The Office of the Director of National Intelligence publicly released the redacted report on Saturday. The release follows a Freedom of Information Act lawsuit by the New York Times.

President George W. Bush authorized the program in the aftermath of the terrorist attacks on Sept. 11, 2001. The basics of the National Security Agency program had already been declassified. But the lengthy report includes some new details about the secrecy surrounding it.

The report says the program would have been more useful if it weren't so highly classified, since many FBI agents and CIA analysts were unaware it existed.

The report reveals how James A. Baker, then the Justice Department’s top intelligence lawyer, had not been informed of the program's existence.

He found “strange, unattributed” language in an ordinary surveillance warrant that "leapt out at" him, which spurred him to hunt down the program and ultimately expose it to the chief judge of the Foreign Intelligence Surveillance Court.
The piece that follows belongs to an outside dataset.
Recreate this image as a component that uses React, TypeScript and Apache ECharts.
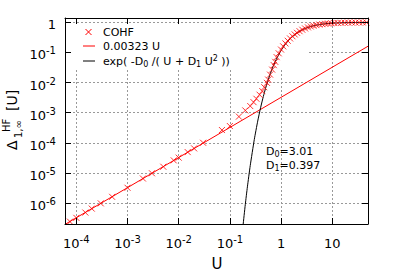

Image via Justice Department/New York Times

Because of all the secrecy, most CIA and FBI agents had no way of using any information Stellarwind picked up.

The Times noted that a mere 1.2 percent of Stellarwind tips between 2001 and 2004 made a “significant contribution” to terror-related cases, and when the FBI reviewed the leads from the warrantless wiretapping part of Stellarwind between August 2004 and January 2006, it found that none had led anywhere.